島の方から、「大三島には昔、鹿がいた」というお話を聞いた。鹿!大三島に、今「島民より数が多い」と言われている猪は、夜道に遭遇したり、食べたりするので馴染みがあるが、鹿がいたことは聞いたことがなかったので驚いた。今、全くいない。

パンのご予約を頂くことがある。お電話で、以前食べて美味しかったから同じものを…と思っても、名前が出てこないことがある。「カンパーニュ」は、正式には「パン・ド・カンパーニュ」、フランスの伝統的なパンで、「田舎パン」という意味だということになっている。日本において、伝統的なハードパンは、随分浸透したとはいえ、島の食卓においては、どうやって食べるのがおいしいか、いつ食べればいいか、ハードパン自体にまだまだ馴染みのない方も多い。

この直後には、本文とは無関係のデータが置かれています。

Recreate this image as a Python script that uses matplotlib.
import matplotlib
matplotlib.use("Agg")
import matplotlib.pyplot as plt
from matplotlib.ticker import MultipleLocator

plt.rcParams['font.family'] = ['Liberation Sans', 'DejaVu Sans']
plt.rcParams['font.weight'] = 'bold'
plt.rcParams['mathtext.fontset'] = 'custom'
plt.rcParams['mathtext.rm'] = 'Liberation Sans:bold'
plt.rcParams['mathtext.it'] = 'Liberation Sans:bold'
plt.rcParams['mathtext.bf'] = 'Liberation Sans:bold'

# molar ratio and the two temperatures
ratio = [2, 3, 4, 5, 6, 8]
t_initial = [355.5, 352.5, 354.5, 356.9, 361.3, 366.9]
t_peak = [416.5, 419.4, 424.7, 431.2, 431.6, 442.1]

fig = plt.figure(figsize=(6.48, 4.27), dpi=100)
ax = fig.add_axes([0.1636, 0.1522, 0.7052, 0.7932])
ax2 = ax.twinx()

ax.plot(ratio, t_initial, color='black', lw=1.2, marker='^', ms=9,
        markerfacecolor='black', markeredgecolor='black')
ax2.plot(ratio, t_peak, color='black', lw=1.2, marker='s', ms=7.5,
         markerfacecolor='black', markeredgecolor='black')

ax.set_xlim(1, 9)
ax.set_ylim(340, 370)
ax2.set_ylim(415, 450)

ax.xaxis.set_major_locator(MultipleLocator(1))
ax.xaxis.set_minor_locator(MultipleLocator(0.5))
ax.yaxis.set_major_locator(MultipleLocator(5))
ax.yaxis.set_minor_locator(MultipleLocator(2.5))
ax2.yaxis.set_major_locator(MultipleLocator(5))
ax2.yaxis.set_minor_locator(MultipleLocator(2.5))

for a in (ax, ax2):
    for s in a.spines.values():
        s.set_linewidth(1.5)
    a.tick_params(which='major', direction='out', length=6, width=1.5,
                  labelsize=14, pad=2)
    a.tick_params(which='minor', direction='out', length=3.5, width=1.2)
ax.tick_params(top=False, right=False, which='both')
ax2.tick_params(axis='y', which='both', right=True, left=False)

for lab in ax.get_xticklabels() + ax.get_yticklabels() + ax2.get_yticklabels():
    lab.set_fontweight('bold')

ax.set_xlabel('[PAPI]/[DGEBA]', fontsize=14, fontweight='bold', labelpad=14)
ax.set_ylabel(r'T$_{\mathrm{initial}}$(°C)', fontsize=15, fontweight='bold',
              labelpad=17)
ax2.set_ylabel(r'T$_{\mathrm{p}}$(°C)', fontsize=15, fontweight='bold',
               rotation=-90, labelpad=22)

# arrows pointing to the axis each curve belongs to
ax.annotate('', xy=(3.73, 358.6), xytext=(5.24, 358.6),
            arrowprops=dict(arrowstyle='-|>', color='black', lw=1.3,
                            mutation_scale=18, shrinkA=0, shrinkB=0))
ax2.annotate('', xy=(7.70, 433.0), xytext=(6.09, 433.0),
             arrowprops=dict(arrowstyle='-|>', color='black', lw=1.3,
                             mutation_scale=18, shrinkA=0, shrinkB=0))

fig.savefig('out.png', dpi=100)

「カンパーニュ」は「カンパニー」。大きく焼くセミハードパンで、語源に、「共に食事を食べる」という意味がある。つまり、「一緒に食べるものを分かち合う人々を仲間と呼ぶのだ」、という、この単語には体感が詰まっているのである。

冒頭の鹿のお話。現在、大三島に鹿がいないのは、島の人が食べちゃったからである。戦後の食糧難を、島の恵みが養ったのであった。お話をして下さった方は当時小学生で、お友達と山に入って、鹿をふもとまで追うのを手伝ったそうだ。

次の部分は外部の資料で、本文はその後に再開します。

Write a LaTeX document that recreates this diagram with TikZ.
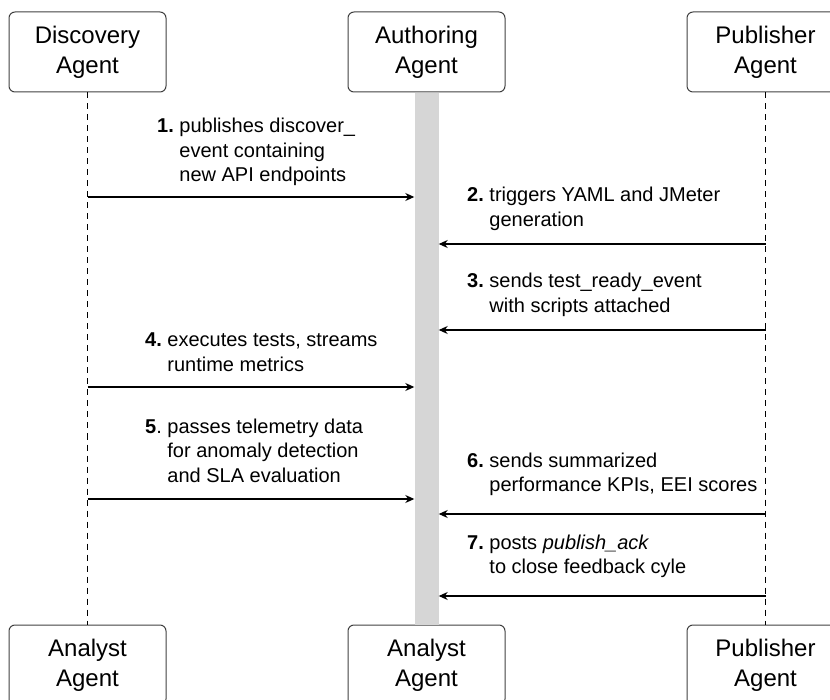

仕留めた鹿を、大人の人が「その場で捌いて」「細切れにし」「それを人数分の山に分けた」。

言うまでもなく「カンパニー」は今、「会社」という意味で使われる。わたしの学生時代が終わって社会に出ると、日本は十分経済的に成長していたから、「会社」というのは、血も涙も無い、利潤を追求する組織だと思っていた。今、こうして、島の方のちょっとしたお話を聞きながら、もともと知っていたはずの単語が、言葉と知識がつながって、本当の意味が分かりそうになっている、いろんなものが自分の中で繋がろうとする、あ、そうか、みんなで獲ったものを、誰もに平等に分けることを、当然と感じる人たち、が、仲間なんだ。本当は、「会社」がそういう意味なんだ。それは、なんだか、とても心が気持ちが良いことで、「カンパーニュ」を切り分けながら、わたしはこのパンの意味を、この島にいるおかげでちゃんと理解できるようになってきていることを、とても有難いと感じるのです。